What people at the "10 items of less" line at the supermarket have: it's mostly more than 10 items.

Data we’ve all witnessed in action…

When you’re doing research, statistics can be excellent evidence to support your topic or claim. After all, data don’t lie. But finding the perfect statistics for your research can be a little trickier. But don’t worry, the library’s got loads of starting points when charts and graphs and numbers (oh, my!) are what you need to find.

Before you start searching for stats, though, we’ve got a couple of tips for you. First, it might seem like data-collectors have probably collected data on every possible scenario under the sun, right? For example, if you are researching how many times people posted on Twitter about the 2013 Academy Award winners in relation to the TV ratings for this year’s ceremonies compared to past years, you should be able to find stats on that, right? Well… Maybe, but maybe not.

First, the Oscars were, like, just last weekend, so there probably hasn’t been a ton of data collected on them yet. Also, one person may’ve collected data on the TV ratings, and another person may’ve tallied Twitter reactions to the Oscar winners (how cute was Jennifer Lawrence when she tripped, btw? Team Katniss!), but they may not have necessarily put the two together. So, here are a few things to keep in mind when you are thinking about what kinds of stats you’d like to find:

  • How recent does the information need to be? Some data takes time to collect, and the most recent data may not be available. Is it okay if your data is from last year? Or even maybe 2010 or 2011? 
  • Some events are too recent to have much data collected at all, so that’s another consideration.
  • If you are looking at how different elements compare to one another, you may have to find your stats in more than one place. For example, you might be the first person in the world to think about comparing professional athletes’ salaries with the money each athlete’s respective college made on sports income while said athlete played there. So, you might have to find data on pro salaries in one place, and data on college sport income in another, and then compare them yourself.
  • Is your research topic something that has statistics at all? Remember, in order for there to be statistics, someone, somewhere (we like to imagine in a white lab coat) needs to collect the raw data that turns into statistics. If no has has collected data on your topic, there might not be a lot of statistics.

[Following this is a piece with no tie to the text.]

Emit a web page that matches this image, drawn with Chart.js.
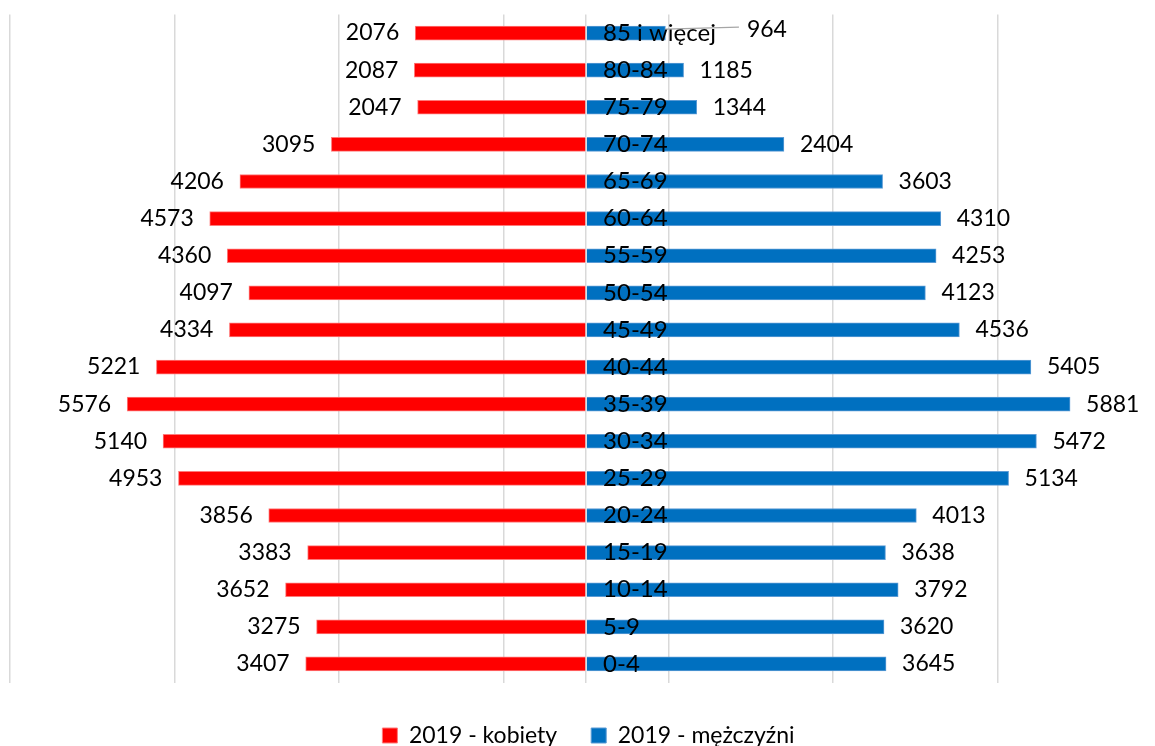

That being said, there are still plenty of ways to find statistics—and plenty of ways to get help, too! If you want to browse a few starting points (conveniently organized by subject area), head to the UGL homepage and click on “Find” in the upper right corner.

The 'Find' button is in the top-most navigation menu on the UGL homepage.

The “Find” page is your link to locating all sorts of goodies!

Once on the “Find” page, scroll down to the bottom, and click on “Statistics.”

The statistics page is listed amongst many other helpful pages.

Tips on finding Statistics, among many, many other things!

The Find Statistics page lists a whole bunch of great places to start, including general starting points, which cover a lot of federal information and demographic info culled from census data. We’ve also got places to look for stats relating to Business & Economics, Crime, Education, Government, Health, Historical Statistics, Illinois-specific information, International info, and Psychology & the Social Sciences.

If you’re feeling really ambitious, the Government Information Services Library has an even more detailed list of starting points.

Of course, even if you find some potential stats, navigating your way through the data can still be a little daunting at first. You’re more than welcome to stop by the research desk, Ask A Librarian via chat, swing by Office Hours @ the UGL or make an appointment with a librarian who specializes in government information or other data services. We’re always happy to help you search for the stats that will really make your research shine!